Nada tiene que ver la sociedad que aprobó la Constitución Española en 1978 con la España de 2025. Han pasado casi cinco décadas, y no solo han cambiado los paisajes urbanos o la economía: ha cambiado radicalmente el tejido social, la mentalidad colectiva y la naturaleza misma de los desafíos que enfrenta el país. De hecho, nadie menor de 64 años —es decir, casi el 80% de la población actual— participó en el referéndum que dio luz verde a nuestra Carta Magna. Esta cifra, más que un dato demográfico, es una señal política: la inmensa mayoría de los españoles vive bajo un texto constitucional que no votó y que fue redactado en circunstancias históricas muy distintas.

En 1978, España salía de una dictadura de casi cuarenta años. La prioridad era evitar el colapso, garantizar una mínima estabilidad institucional y asentar un régimen de libertades básicas sin provocar una reacción autoritaria. En ese contexto, el consenso constitucional fue un acuerdo pragmático, no una refundación. Fue —y hay que reconocerlo— un éxito para su tiempo. Pero sus límites también fueron claros: la monarquía fue restaurada sin referéndum específico, los crímenes del franquismo quedaron impunes mediante una amnistía encubierta, y el modelo territorial se diseñó de forma ambigua para contener sin resolver las tensiones nacionales.

Hoy, en 2025, los intereses, prioridades y valores de la sociedad son otros. Los jóvenes nacidos ya en democracia enfrentan retos como la crisis climática, la precariedad laboral, la digitalización acelerada, la emergencia habitacional o el cuestionamiento de los roles de género tradicionales. Ninguno de estos desafíos está adecuadamente recogido en el texto constitucional actual. Los derechos sociales siguen siendo meras aspiraciones no exigibles jurídicamente. El poder judicial arrastra problemas estructurales de falta de independencia. Y la monarquía, más que un símbolo de unidad es vista por muchos como una institución anacrónica, opaca y heredada de un pasado que ya no representa a la mayoría.

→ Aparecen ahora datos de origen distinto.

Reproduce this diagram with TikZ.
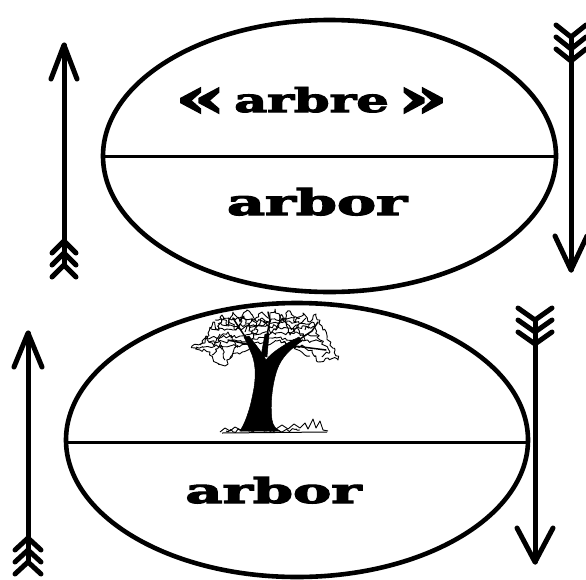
\documentclass[tikz,border=0pt]{standalone}
\usepackage{fontspec}
\newfontfamily\labelfont{DejaVu Serif}[BoldFeatures={FakeBold=3}]
\usetikzlibrary{decorations.pathmorphing}

% arrow with an open head and three chevron fletchings
% #1 name, #2 tip, #3 length tip->last fletching, #4 half width, #5 +1 up / -1 down
\newcommand\fletchedarrow[5]{%
  \begin{scope}[shift={#2}, yscale=#5]
    \coordinate (#1-tip) at (0,0);
    \coordinate (#1-tail) at (0,#3);
    \draw[arrowline] (-#4,34) -- (#1-tip) -- (#4,34);
    \draw[arrowline] (#1-tip) -- (#1-tail);
    \foreach \v in {0,12,24}
      \draw[arrowline] (-#4+1,#3-\v+12) -- (0,#3-\v) -- (#4-1,#3-\v+12);
  \end{scope}}
% large guillemet
\newcommand\bigquote[1]{\raisebox{-0.12em}{\scalebox{1.6}{#1}}}

\begin{document}
\begin{tikzpicture}[x=1pt,y=-1pt,
  outline/.style={line width=4.6pt},
  divider/.style={line width=3pt},
  arrowline/.style={line width=5pt, line cap=round, line join=round},
  word/.style={inner sep=0pt, anchor=base},
  scribble/.style={line width=0.9pt, line join=round, decorate,
    decoration={random steps, segment length=2.5pt, amplitude=1.8pt}},
  bark/.style={fill=black, draw=black, line width=0.5pt},
  twig/.style={line width=1.5pt, line cap=round}]
\useasboundingbox (0,0) rectangle (586,579);
\pgfmathsetseed{4242}

% ---- upper ellipse: French word over Latin root
\coordinate (top) at (329.5,156);
\draw[outline] (top) ellipse [x radius=226.5pt, y radius=136pt];
\draw[divider] (103,156) -- (556,156);
\node[word] (arbre) at (311.5,112)
  {\resizebox{273pt}{25pt}{\labelfont\bfseries \bigquote{«}\,arbre\,\bigquote{»}}};
\node[word] (arborA) at (317,215)
  {\resizebox{180pt}{27pt}{\labelfont\bfseries arbor}};

% ---- lower ellipse: picture over Latin root
\coordinate (bot) at (297,440);
\draw[outline] (bot) ellipse [x radius=231pt, y radius=137pt];
\draw[divider] (66,442) -- (528,442);
\node[word] (arborB) at (273.5,503)
  {\resizebox{176pt}{26pt}{\labelfont\bfseries arbor}};

% ---- the tree
\fill[bark] (240,431) .. controls (247,420) and (251,405) .. (254,388)
  .. controls (256,375) and (256,362) .. (250,350)
  .. controls (248,345) and (246,341) .. (244,337)
  -- (249,336)
  .. controls (254,343) and (262,352) .. (266,360)
  .. controls (272,352) and (285,344) .. (299,337)
  -- (302,341)
  .. controls (290,349) and (281,358) .. (277,370)
  .. controls (272,385) and (270,405) .. (272,420)
  .. controls (273,426) and (276,429) .. (280,431) -- cycle;
\fill[bark] (261,356) -- (265,334) -- (269,334) -- (267,357) -- cycle;
\draw[twig] (246,338) -- (238,326) -- (233,318);
\draw[twig] (300,339) -- (312,331) -- (318,322);
\draw[twig] (267,335) -- (270,320) -- (268,312);
\draw[twig] (256,346) -- (228,340);
\draw[twig] (287,345) -- (326,350);

% canopy scribbles
\draw[scribble] (192,346) -- (205,343) -- (208,333) -- (213,322) -- (218,330)
  -- (222,315) -- (228,325) -- (233,312) -- (240,322) -- (247,310) -- (255,320)
  -- (262,312) -- (268,318) -- (275,309) -- (282,320) -- (290,311) -- (296,322)
  -- (303,313) -- (310,322) -- (316,314) -- (322,326) -- (327,338) -- (335,350)
  -- (338,360) -- (328,358) -- (318,362) -- (312,352) -- (302,345) -- (290,348)
  -- (280,340) -- (268,345) -- (258,342) -- (248,350) -- (232,355) -- (225,366)
  -- (215,362) -- (210,352) -- (200,350) -- cycle;
\draw[scribble] (196,347) -- (250,345);
\draw[scribble] (205,338) -- (240,336) -- (262,333) -- (300,334) -- (318,336);
\draw[scribble] (210,328) -- (235,330) -- (260,325) -- (290,328) -- (315,327);
\draw[scribble] (215,320) -- (240,318) -- (265,321) -- (300,318);
\draw[scribble] (218,324) -- (250,326) -- (280,322) -- (310,324);
\draw[scribble] (208,342) -- (238,341) -- (270,338) -- (322,342);
\draw[scribble] (222,350) -- (218,340) -- (228,332) -- (236,345) -- (230,358);
\draw[scribble] (245,332) -- (252,318) -- (258,330) -- (250,340);
\draw[scribble] (275,330) -- (282,315) -- (290,335) -- (296,325) -- (305,340);
\draw[scribble] (305,330) -- (312,322) -- (320,340) -- (330,352) -- (322,356);
\draw[scribble] (212,355) -- (220,345) -- (225,360);
\draw[scribble] (283,342) -- (298,350) -- (310,356);
\draw[scribble] (228,318) -- (236,330) -- (244,316) -- (252,334) -- (262,318)
  -- (272,332) -- (284,318) -- (294,332) -- (306,318);
\draw[scribble] (200,345) -- (206,336) -- (214,346) -- (220,334);

% grass
\draw[line width=0.9pt, line join=round] (220,432) -- (225,428) -- (230,431)
  -- (235,427) -- (241,430) -- (247,426) -- (252,429) -- (258,427) -- (264,430)
  -- (270,426) -- (276,429) -- (282,425) -- (288,429) -- (294,424) -- (300,428)
  -- (305,423) -- (308,429) -- (313,419) -- (316,428) -- (320,421) -- (323,430)
  -- (328,431);
\draw[line width=1pt] (222,433) -- (327,432);
\draw[scribble] (226,431) -- (300,430);

% ---- the four arrows
\fletchedarrow{upA}{(64,45)}{220}{13}{1}
\fletchedarrow{downA}{(571,270)}{233}{16}{-1}
\fletchedarrow{upB}{(28,333)}{229}{14}{1}
\fletchedarrow{downB}{(535,562)}{242}{18}{-1}
\end{tikzpicture}
\end{document}
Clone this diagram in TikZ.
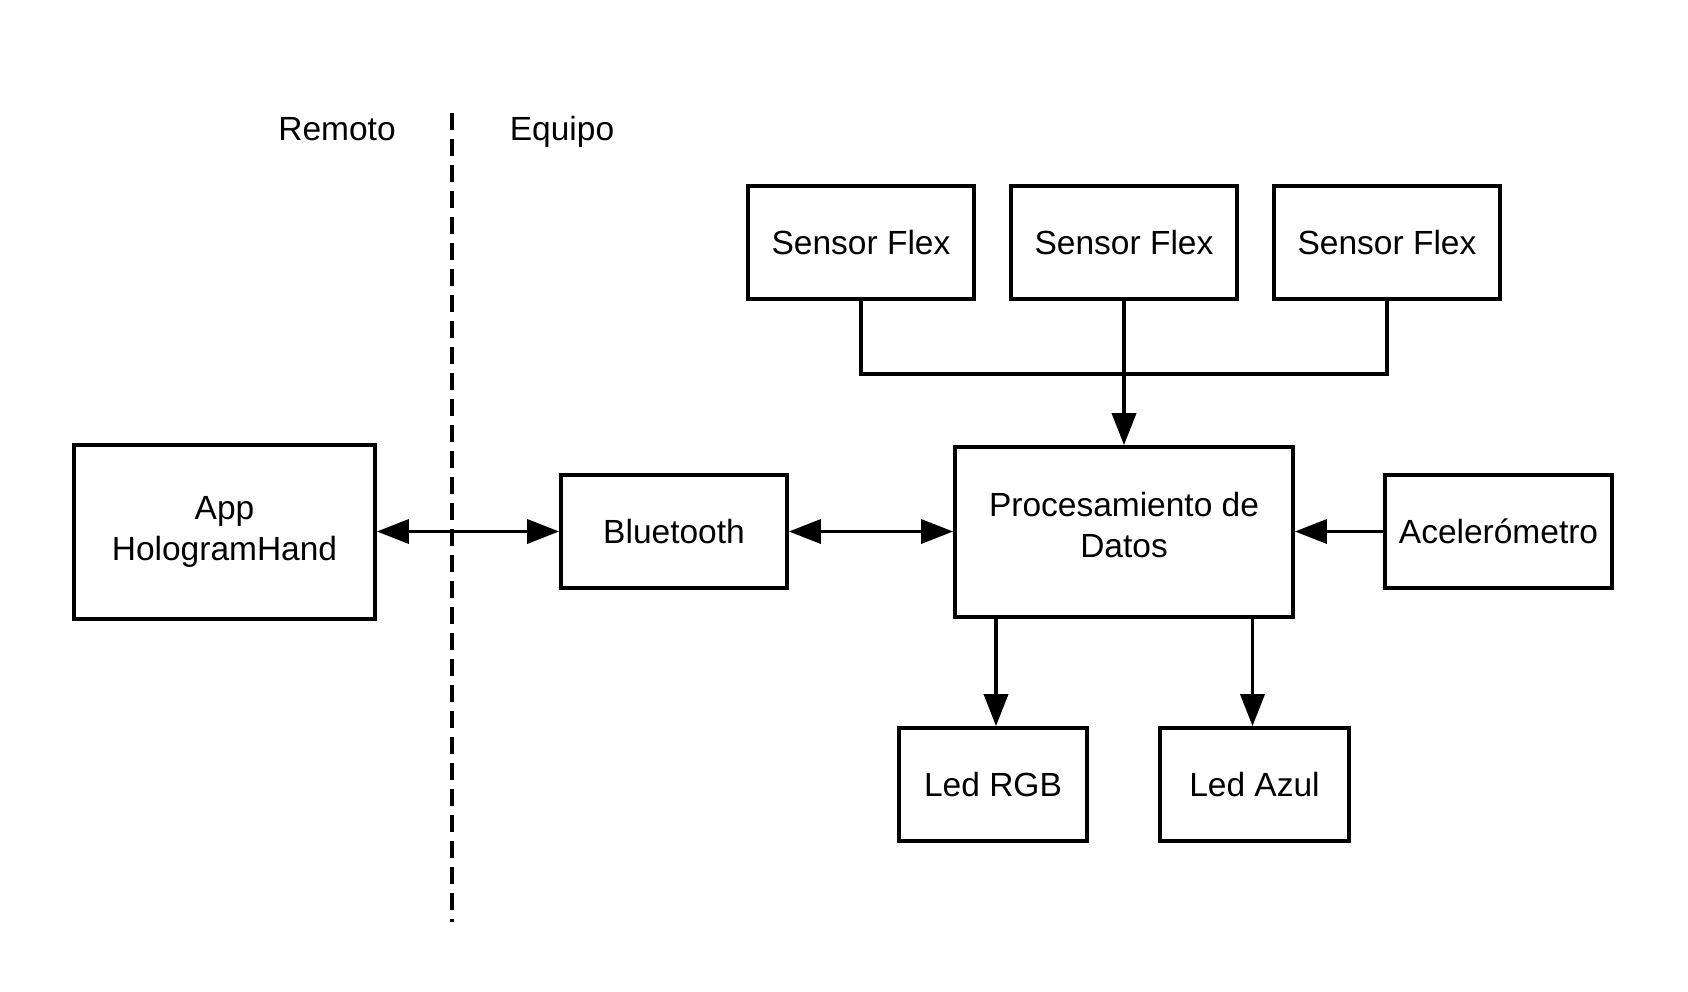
\documentclass[tikz,border=0pt]{standalone}
\usepackage{fontspec}
\setmainfont{Liberation Sans}
\usetikzlibrary{arrows.meta}

\tikzset{
  caja/.style={draw, line width=3.8pt, minimum width=226pt, minimum height=113pt,
    inner sep=0pt, align=center, font=\fontsize{33.5}{41}\selectfont},
  flecha/.style={line width=3.8pt, -{Triangle[length=32pt,width=24pt]}},
  dobleflecha/.style={line width=3.8pt,
    {Triangle[length=32pt,width=24pt]}-{Triangle[length=32pt,width=24pt]}},
  rotulo/.style={anchor=base, font=\fontsize{33.5}{41}\selectfont}
}

\begin{document}
\begin{tikzpicture}[x=1pt, y=-1pt]

    % Marco de la imagen
    \useasboundingbox (0,0) rectangle (1688,992);

    % Linea divisoria entre remoto y equipo
    \coordinate (lineaArriba) at (452,113);
    \coordinate (lineaAbajo) at (452,922);
    \draw[line width=3.5pt, dash pattern=on 17pt off 9pt] (lineaArriba) -- (lineaAbajo);
    \node[rotulo] (remoto) at (337,141) {Remoto};
    \node[rotulo] (equipo) at (562,141) {Equipo};

    % Sensores
    \node[caja] (flex1) at (861,242.5) {Sensor Flex};
    \node[caja] (flex2) at (1124,242.5) {Sensor Flex};
    \node[caja] (flex3) at (1387,242.5) {Sensor Flex};

    % Bloques principales
    \node[caja, minimum width=301pt, minimum height=174pt] (app) at (224.5,532) {App\\HologramHand};
    \node[caja] (bluetooth) at (674,531.5) {Bluetooth};
    \node[caja, minimum width=338pt, minimum height=170pt, text depth=14pt] (proc) at (1124,532) {Procesamiento de\\Datos};
    \node[caja, minimum width=227pt] (acel) at (1498.5,531.5) {Acelerómetro};

    % Salidas
    \node[caja, minimum width=188pt] (rgb) at (993,784.5) {Led RGB};
    \node[caja, minimum width=189pt] (azul) at (1254.5,784.5) {Led Azul};

    % Conexiones de los sensores
    \coordinate (bus) at (1124,374);
    \draw[line width=3.8pt] (flex1.south) |- (bus) -| (flex3.south);
    \draw[flecha] (flex2.south) -- (proc.north);

    % Comunicacion
    \draw[dobleflecha] (app.east |- bluetooth.west) -- (bluetooth.west);
    \draw[dobleflecha] (bluetooth.east) -- (proc.west |- bluetooth.east);
    \draw[flecha] (acel.west) -- (proc.east |- acel.west);

    % Leds
    \draw[flecha] ([xshift=3pt]rgb.north |- proc.south) -- ([xshift=3pt]rgb.north);
    \draw[flecha] ([xshift=-2pt]azul.north |- proc.south) -- ([xshift=-2pt]azul.north);

\end{tikzpicture}
\end{document}
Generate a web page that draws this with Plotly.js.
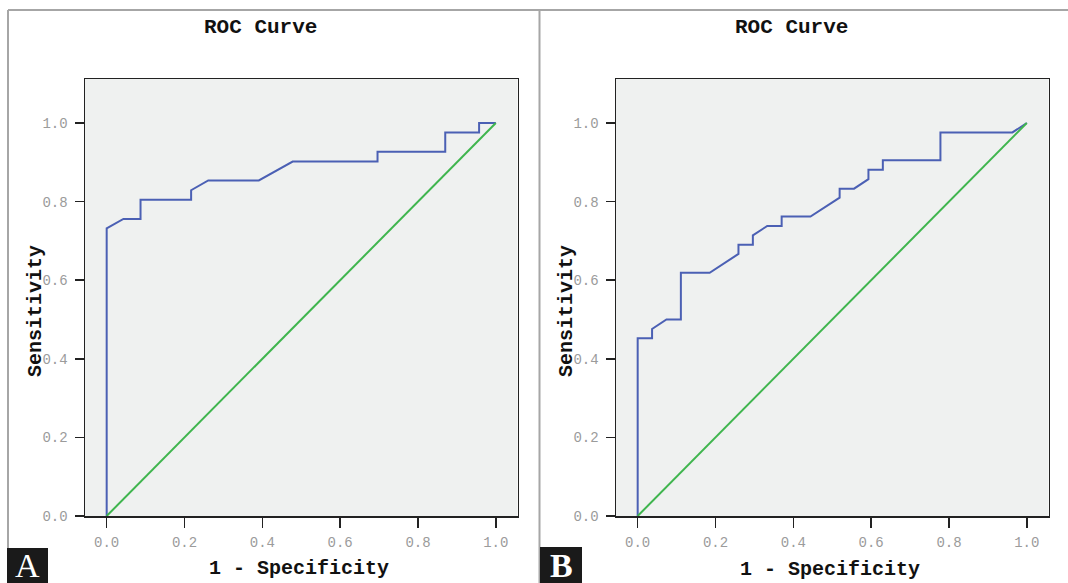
<!DOCTYPE html>
<html>
<head>
<meta charset="utf-8">
<script src="https://cdn.plot.ly/plotly-3.0.1.min.js"></script>
<style>
html, body { margin: 0; padding: 0; background: #ffffff; }
#chart { width: 1068px; height: 583px; }
</style>
</head>
<body>
<div id="chart"></div>
<script>
// ---- Data ----
// Panel A ROC curve (1 - Specificity, Sensitivity)
var fprA = [0, 0, 0.043, 0.087, 0.087, 0.217, 0.217, 0.261, 0.391, 0.478, 0.696, 0.696, 0.870, 0.870, 0.957, 0.957, 1.0];
var tprA = [0, 0.732, 0.756, 0.756, 0.805, 0.805, 0.829, 0.854, 0.854, 0.902, 0.902, 0.927, 0.927, 0.976, 0.976, 1.0, 1.0];
// Panel B ROC curve
var fprB = [0, 0, 0.037, 0.037, 0.074, 0.111, 0.111, 0.185, 0.259, 0.259, 0.296, 0.296, 0.333, 0.370, 0.370, 0.444, 0.519, 0.519, 0.556, 0.593, 0.593, 0.630, 0.630, 0.778, 0.778, 0.963, 1.0];
var tprB = [0, 0.452, 0.452, 0.476, 0.500, 0.500, 0.619, 0.619, 0.667, 0.690, 0.690, 0.714, 0.738, 0.738, 0.762, 0.762, 0.810, 0.833, 0.833, 0.857, 0.881, 0.881, 0.905, 0.905, 0.976, 0.976, 1.0];
// Reference (chance) line
var diagX = [0, 1];
var diagY = [0, 1];
// Ticks and labels
var tickVals = [0, 0.2, 0.4, 0.6, 0.8, 1.0];
var tickText = ["0.0", "0.2", "0.4", "0.6", "0.8", "1.0"];
var chartTitle = "ROC Curve";
var xTitle = "1 - Specificity";
var yTitle = "Sensitivity";
var panelLabels = ["A", "B"];

// ---- Layout helpers (pixel -> paper) ----
var W = 1068, H = 583;
function px(x) { return x / W; }
function py(y) { return 1 - y / H; }

var curveColor = "#4b60b4";
var diagColor = "#3fb54e";
var mono = "Liberation Mono, Courier New, monospace";

var traces = [
  {x: fprA, y: tprA, xaxis: "x", yaxis: "y", mode: "lines", line: {color: curveColor, width: 2}, hoverinfo: "x+y", showlegend: false},
  {x: diagX, y: diagY, xaxis: "x", yaxis: "y", mode: "lines", line: {color: diagColor, width: 2}, showlegend: false},
  {x: fprB, y: tprB, xaxis: "x2", yaxis: "y2", mode: "lines", line: {color: curveColor, width: 2}, hoverinfo: "x+y", showlegend: false},
  {x: diagX, y: diagY, xaxis: "x2", yaxis: "y2", mode: "lines", line: {color: diagColor, width: 2}, showlegend: false}
];

function xAxis(domain, anchor) {
  return {
    domain: domain, anchor: anchor, range: [-0.0557, 1.0557],
    tickmode: "array", tickvals: tickVals, ticktext: tickText,
    ticks: "outside", ticklen: 10, tickwidth: 1.5, tickcolor: "#222",
    showline: true, linecolor: "#222", linewidth: 1.5, mirror: true,
    showgrid: false, zeroline: false, fixedrange: true,
    tickfont: {family: mono, size: 14, color: "#9b9b9b"},
    ticklabelstandoff: 3
  };
}
function yAxis(domain, anchor) {
  return {
    domain: domain, anchor: anchor, range: [0, 1.112],
    tickmode: "array", tickvals: tickVals, ticktext: tickText,
    ticks: "outside", ticklen: 9, tickwidth: 1.5, tickcolor: "#222",
    showline: true, linecolor: "#222", linewidth: 1.5, mirror: true,
    showgrid: false, zeroline: false, fixedrange: true,
    tickfont: {family: mono, size: 14, color: "#9b9b9b"},
    ticklabelstandoff: 4
  };
}

var yDom = [py(516), py(79)];
var layout = {
  width: W, height: H,
  margin: {l: 0, r: 0, t: 0, b: 0, pad: 0},
  paper_bgcolor: "#ffffff",
  plot_bgcolor: "#eff1f0",
  showlegend: false,
  xaxis: xAxis([px(85), px(517.5)], "y"),
  yaxis: yAxis(yDom, "x"),
  xaxis2: xAxis([px(616), px(1048.5)], "y2"),
  yaxis2: yAxis(yDom, "x2"),
  shapes: [
    // outer gray frame
    {type: "line", xref: "paper", yref: "paper", x0: px(8), x1: px(1068), y0: py(10), y1: py(10), line: {color: "#a6a6a6", width: 2}},
    {type: "line", xref: "paper", yref: "paper", x0: px(8), x1: px(8), y0: py(10), y1: py(583), line: {color: "#a6a6a6", width: 2}},
    {type: "line", xref: "paper", yref: "paper", x0: px(539.5), x1: px(539.5), y0: py(10), y1: py(583), line: {color: "#a6a6a6", width: 2}},
    // panel label boxes
    {type: "rect", xref: "paper", yref: "paper", x0: px(7), x1: px(48), y0: py(548), y1: py(583), fillcolor: "#1a1a1a", line: {width: 0}},
    {type: "rect", xref: "paper", yref: "paper", x0: px(540), x1: px(582), y0: py(547), y1: py(583), fillcolor: "#1a1a1a", line: {width: 0}}
  ],
  annotations: [
    {xref: "paper", yref: "paper", x: px(260), y: py(27), text: "<b>" + chartTitle + "</b>", showarrow: false, xanchor: "center", yanchor: "middle", font: {family: mono, size: 21, color: "#111"}},
    {xref: "paper", yref: "paper", x: px(791), y: py(27), text: "<b>" + chartTitle + "</b>", showarrow: false, xanchor: "center", yanchor: "middle", font: {family: mono, size: 21, color: "#111"}},
    {xref: "paper", yref: "paper", x: px(298.5), y: py(568), text: "<b>" + xTitle + "</b>", showarrow: false, xanchor: "center", yanchor: "middle", font: {family: mono, size: 20, color: "#111"}},
    {xref: "paper", yref: "paper", x: px(830), y: py(569), text: "<b>" + xTitle + "</b>", showarrow: false, xanchor: "center", yanchor: "middle", font: {family: mono, size: 20, color: "#111"}},
    {xref: "paper", yref: "paper", x: px(35), y: py(311), text: "<b>" + yTitle + "</b>", textangle: -90, showarrow: false, xanchor: "center", yanchor: "middle", font: {family: mono, size: 20, color: "#111"}},
    {xref: "paper", yref: "paper", x: px(566), y: py(311), text: "<b>" + yTitle + "</b>", textangle: -90, showarrow: false, xanchor: "center", yanchor: "middle", font: {family: mono, size: 20, color: "#111"}},
    {xref: "paper", yref: "paper", x: px(27.5), y: py(565), text: panelLabels[0], showarrow: false, xanchor: "center", yanchor: "middle", font: {family: "Liberation Serif, DejaVu Serif, serif", size: 34, color: "#ffffff"}},
    {xref: "paper", yref: "paper", x: px(561), y: py(565), text: "<b>" + panelLabels[1] + "</b>", showarrow: false, xanchor: "center", yanchor: "middle", font: {family: "Liberation Serif, DejaVu Serif, serif", size: 34, color: "#ffffff"}}
  ]
};

Plotly.newPlot("chart", traces, layout, {displayModeBar: false, staticPlot: true});
</script>
</body>
</html>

Nuestra sociedad no necesita una ruptura violenta, pero sí una ruptura democrática. Un nuevo proceso constituyente que no parta del trauma ni del miedo a que acabemos en una cuneta, sino del deseo de construir un marco común más justo, más abierto y representativo. Que se atreva a revisar el papel de la jefatura del Estado, el modelo de justicia, los derechos sociales, el encaje territorial, y que incorpore los desafíos del siglo XXI: crisis climática, digitalización, feminismo, pluralidad cultural.

Si no se hace, la Constitución de 1978 seguirá vaciándose de contenido hasta que solo quede su forma, defendida por quienes ya ni creen en ella, pero saben que sin ella perderían el control. Y entonces no será una crisis constitucional. Será una crisis de legitimidad, de régimen, de sentido.

El fracaso del 15M y la neutralización de Podemos no fueron accidentes. Fueron síntomas de un sistema que prefiere destruir cualquier disidencia antes que abrirse a la posibilidad del cambio. Pero los consensos que se imponen a fuerza de miedo terminan por resquebrajarse.